Tapi kami bermasalah dengan 2v3 di tengah kontra Thailand?
Boaz-Lerby tidak cukup disiplin melindungi sektor tengah dan memaksa lawan passing ke pinggir. Hal lain adalah midfield four Indonesia tidak cukup compact melindungi area tengah. Padahal area tengah adalah lokasi dimana Thailand memiliki keunggulan jumlah pemain. Jika mereka lebih narrow, Thailand akan memprogresi via pinggir.
Problem terbesar adalah empat gelandang Indonesia sangat man oriented. Terutama Andik. Ia sering dekat ke fullback/wingback lawan saat bola masih di tengah. Ia buka gap untuk lawan terima passing vertical di ruang antar lini. Thailand ekspos area itu dengan striker No.9 drop atau gelandang serang No.18 bergeser. Ini juga terjadi di dua laga lainnya. Tak heran Indonesia sering kebobolan dari sisi kanan. Andik pemain hebat saat penetrasi solo dan counter attack, tapi perlu perbaiki defendnya.
Publik mencaci Yanto Basna bermain buruk kontra Thailand dan Filipina?
Kontra Thailand, Yanto membuat blunder pada gol pertama. Selanjutnya ia tampil tak jelek. Publik hanya melihat ujung kejadiannya saja. Ia kelihatan buruk, karena selalu terkena situasi kalah jumlah, akibat buruknya midfield defending. Justru di game terakhir kontra Singapura, ia bermain buruk karena selalu membuat pelanggaran tak perlu. Saat menang, banyak hal salah menjadi benar!

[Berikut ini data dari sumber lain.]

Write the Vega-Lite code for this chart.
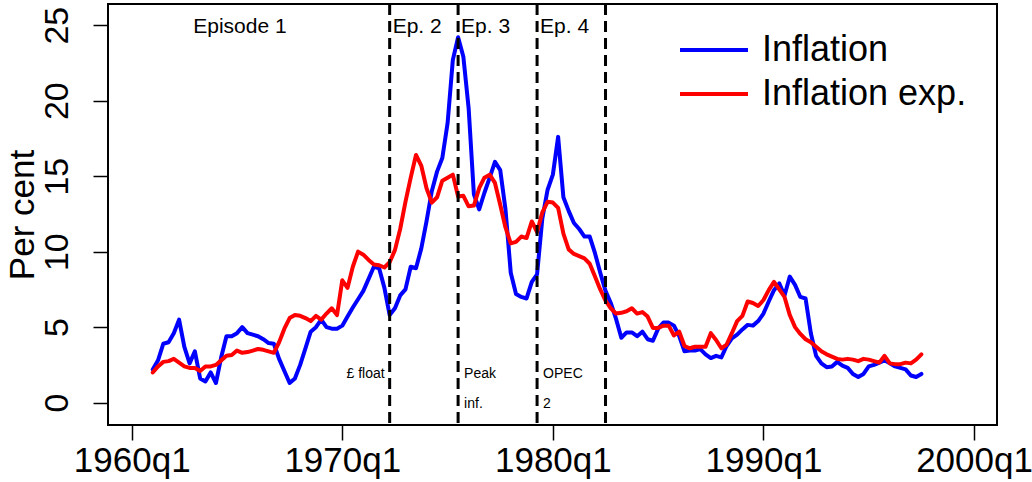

Apa yang perlu diwaspadai kontra Vietnam?
Vietnam bukan tim istimewa. Mereka bermain 1442 statis. Saat build up, mereka bermain dengan fullback rendah. Empat bek mereka berdiri nyaris sejajar. Sebenarnya, tak banyak yang mereka bisa lakukan, bila 4 gelandang Indonesia memilih lebih pasif. Keempat bek Vietnam hanya akan lakukan pasing horizontal tak berbahaya. Hanya saja, bila Andik tak sabar dan segera mempressing bek kiri Vietnam, hancurlah Indonesia.
Seperti biasa akan terbuka gap untuk lawan lakukan vertical pass di ruang antar lini. Pada konteks Vietnam, rotasi antara striker kiri Vietnam dan sayap kiri berkombinasi dengan gelandang kiri amat mulus. Terkadang vertical pass akibat gap itu diterima oleh striker kiri yang drop. Atau sayap kiri yang masuk ke dalam. Bisa dikatakan itulah satu-satunya ancaman untuk Indonesia.
Sebaliknya bila midfield four Indonesia disiplin narrow menjaga daerah, maka melihat kualitas Vietnam, mereka akan memainkan long ball. Sesuatu yang lebih mudah diantisipasi bek Indonesia. Selain itu dengan narrow, Indonesia menyisakan ruang untuk fullback lawan naik. Jika ini terjadi, Boaz-Lerby bisa manfaatkan situasi counter attack 2v2 di ruangan besar.
Apa nasihat Anda untuk pemain?
Pesepakbola top level selalu disiplin dalam taktik permainan. Kunci memenangkan permainan adalah disiplin taktik. Hal berikutnya adalah “telur besar”. Bermain dengan antusiasme dan nyali untuk buktikan kalian punya “telur besar”. Ada kalanya taktik tak berjalan atau pemain salah aplikasikan taktik. Pada situasi itu hanya “telur besar” yang bisa menjaga permainan tetap pada jalur kemenangan.
Muchas Gracias Diego, hasta lavista.
Con gusto! Salam “telur besar”!
“Tulisan di atas ini adalah imaji belaka dan tidak benar-benar terjadi. Kesamaan nama dan tokoh adalah untuk kepentingan estetika tulisan.”